● Task to complete:
Reproduce the listing below exactly, beginning with its first line and ending with the line that holds "const font = 'Liberation Sans';"; pictures are not part of the copy.

● Provided material:

====

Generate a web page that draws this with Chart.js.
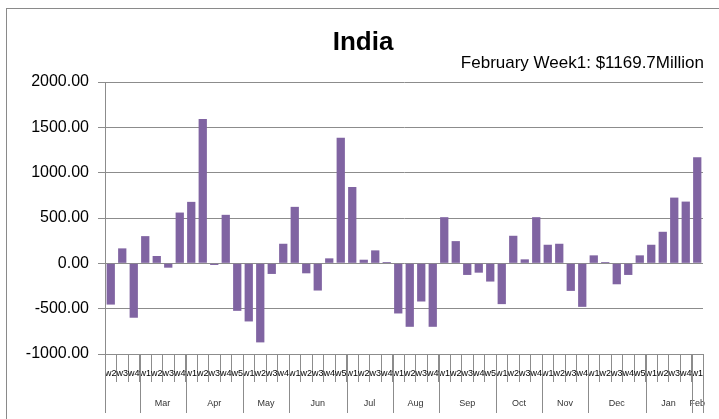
<!DOCTYPE html>
<html>
<head>
<meta charset="utf-8">
<script src="https://cdn.jsdelivr.net/npm/chart.js@4.4.1/dist/chart.umd.min.js"></script>
<style>
  html, body { margin: 0; padding: 0; background: #fff; }
  #wrap { width: 719px; height: 419px; position: relative; }
</style>
</head>
<body>
<div id="wrap"><canvas id="c" width="719" height="419"></canvas></div>
<script>
// ---- data ----
const chartTitle = 'India';
const chartSubtitle = 'February Week1: $1169.7Million';

const weekLabels = [
  'w2','w3','w4',
  'w1','w2','w3','w4',
  'w1','w2','w3','w4','w5',
  'w1','w2','w3','w4',
  'w1','w2','w3','w4','w5',
  'w1','w2','w3','w4',
  'w1','w2','w3','w4',
  'w1','w2','w3','w4','w5',
  'w1','w2','w3','w4',
  'w1','w2','w3','w4',
  'w1','w2','w3','w4','w5',
  'w1','w2','w3','w4',
  'w1'
];

const monthNames = ['', 'Mar', 'Apr', 'May', 'Jun', 'Jul', 'Aug', 'Sep', 'Oct', 'Nov', 'Dec', 'Jan', 'Feb'];
const monthWeekCounts = [3, 4, 5, 4, 5, 4, 4, 5, 4, 4, 5, 4, 1];

const values = [
  -455, 165, -600,
  300, 81, -48, 560,
  678, 1593, -18, 535, -524,
  -641, -872, -117, 216,
  623, -110, -300, 55, 1385,
  842, 40, 143, 15,
  -553, -700, -421, -700,
  509, 245, -128, -103, -201,
  -450, 304, 44, 509,
  205, 216, -304, -480,
  88, 15, -231, -128, 88,
  205, 348, 725, 681,
  1169.7
];

const yMin = -1000, yMax = 2000, yStep = 500;

// ---- styling ----
const barColor = '#8064A2';
const gridColor = '#8c8c8c';
const font = 'Liberation Sans';

const decorPlugin = {
  id: 'decor',
  beforeDraw(chart) {
    const ctx = chart.ctx;
    ctx.save();
    ctx.fillStyle = '#fff';
    ctx.fillRect(0, 0, chart.width, chart.height);
    ctx.strokeStyle = '#8a8a8a';
    ctx.lineWidth = 1;
    ctx.strokeRect(6.5, 8.5, 740, 440);
    ctx.restore();
  },
  afterDraw(chart) {
    const ctx = chart.ctx;
    const x = chart.scales.x;
    ctx.save();
    // title + subtitle
    ctx.fillStyle = '#000';
    ctx.font = 'bold 26px "' + font + '"';
    ctx.textAlign = 'center';
    ctx.textBaseline = 'alphabetic';
    ctx.fillText(chartTitle, 363, 50);
    ctx.font = '17px "' + font + '"';
    ctx.textAlign = 'right';
    ctx.fillText(chartSubtitle, 704, 68);

    // month group separators and labels
    const half = (x.getPixelForValue(1) - x.getPixelForValue(0)) / 2;
    const yTop = x.top;
    const yBot = 413;
    ctx.strokeStyle = gridColor;
    ctx.lineWidth = 1;
    let start = 0;
    const bounds = [];
    for (let g = 0; g < monthWeekCounts.length; g++) {
      const end = start + monthWeekCounts[g] - 1;
      const left = x.getPixelForValue(start) - half;
      const right = x.getPixelForValue(end) + half;
      bounds.push(left, right);
      if (monthNames[g]) {
        ctx.fillStyle = '#333';
        ctx.font = '9px "' + font + '"';
        ctx.textAlign = 'center';
        ctx.textBaseline = 'middle';
        ctx.fillText(monthNames[g], (left + right) / 2, 404);
      }
      start = end + 1;
    }
    const uniq = [...new Set(bounds.map(b => Math.round(b)))];
    uniq.forEach(b => {
      ctx.beginPath();
      ctx.moveTo(b + 0.5, yTop);
      ctx.lineTo(b + 0.5, yBot);
      ctx.stroke();
    });
    ctx.restore();
  }
};

new Chart(document.getElementById('c'), {
  type: 'bar',
  data: {
    labels: weekLabels,
    datasets: [{
      data: values,
      backgroundColor: barColor,
      borderWidth: 0,
      barPercentage: 0.72,
      categoryPercentage: 1.0
    }]
  },
  options: {
    responsive: false,
    animation: false,
    devicePixelRatio: 1,
    layout: { padding: { top: 82, right: 16, left: 0, bottom: 0 } },
    plugins: {
      legend: { display: false },
      tooltip: { enabled: false },
      title: { display: false }
    },
    scales: {
      x: {
        offset: true,
        grid: {
          display: true,
          offset: true,
          drawOnChartArea: false,
          drawTicks: true,
          tickLength: 28,
          color: gridColor
        },
        border: { display: true, color: gridColor },
        ticks: {
          autoSkip: false,
          maxRotation: 0,
          minRotation: 0,
          padding: -14,
          color: '#000',
          font: { family: font, size: 9 }
        },
        afterFit(scale) { scale.height = 65; }
      },
      y: {
        min: yMin,
        max: yMax,
        grid: {
          color: gridColor,
          tickLength: 7,
          drawTicks: true
        },
        border: { display: true, color: gridColor },
        ticks: {
          stepSize: yStep,
          padding: 9,
          color: '#000',
          font: { family: font, size: 16 },
          callback: v => Number(v).toFixed(2)
        },
        afterFit(scale) { scale.width = 105; }
      }
    }
  },
  plugins: [decorPlugin]
});
</script>
</body>
</html>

====

● Response to the exercise:
Generate a web page that draws this with Chart.js.
<!DOCTYPE html>
<html>
<head>
<meta charset="utf-8">
<script src="https://cdn.jsdelivr.net/npm/chart.js@4.4.1/dist/chart.umd.min.js"></script>
<style>
  html, body { margin: 0; padding: 0; background: #fff; }
  #wrap { width: 719px; height: 419px; position: relative; }
</style>
</head>
<body>
<div id="wrap"><canvas id="c" width="719" height="419"></canvas></div>
<script>
// ---- data ----
const chartTitle = 'India';
const chartSubtitle = 'February Week1: $1169.7Million';

const weekLabels = [
  'w2','w3','w4',
  'w1','w2','w3','w4',
  'w1','w2','w3','w4','w5',
  'w1','w2','w3','w4',
  'w1','w2','w3','w4','w5',
  'w1','w2','w3','w4',
  'w1','w2','w3','w4',
  'w1','w2','w3','w4','w5',
  'w1','w2','w3','w4',
  'w1','w2','w3','w4',
  'w1','w2','w3','w4','w5',
  'w1','w2','w3','w4',
  'w1'
];

const monthNames = ['', 'Mar', 'Apr', 'May', 'Jun', 'Jul', 'Aug', 'Sep', 'Oct', 'Nov', 'Dec', 'Jan', 'Feb'];
const monthWeekCounts = [3, 4, 5, 4, 5, 4, 4, 5, 4, 4, 5, 4, 1];

const values = [
  -455, 165, -600,
  300, 81, -48, 560,
  678, 1593, -18, 535, -524,
  -641, -872, -117, 216,
  623, -110, -300, 55, 1385,
  842, 40, 143, 15,
  -553, -700, -421, -700,
  509, 245, -128, -103, -201,
  -450, 304, 44, 509,
  205, 216, -304, -480,
  88, 15, -231, -128, 88,
  205, 348, 725, 681,
  1169.7
];

const yMin = -1000, yMax = 2000, yStep = 500;

// ---- styling ----
const barColor = '#8064A2';
const gridColor = '#8c8c8c';
const font = 'Liberation Sans';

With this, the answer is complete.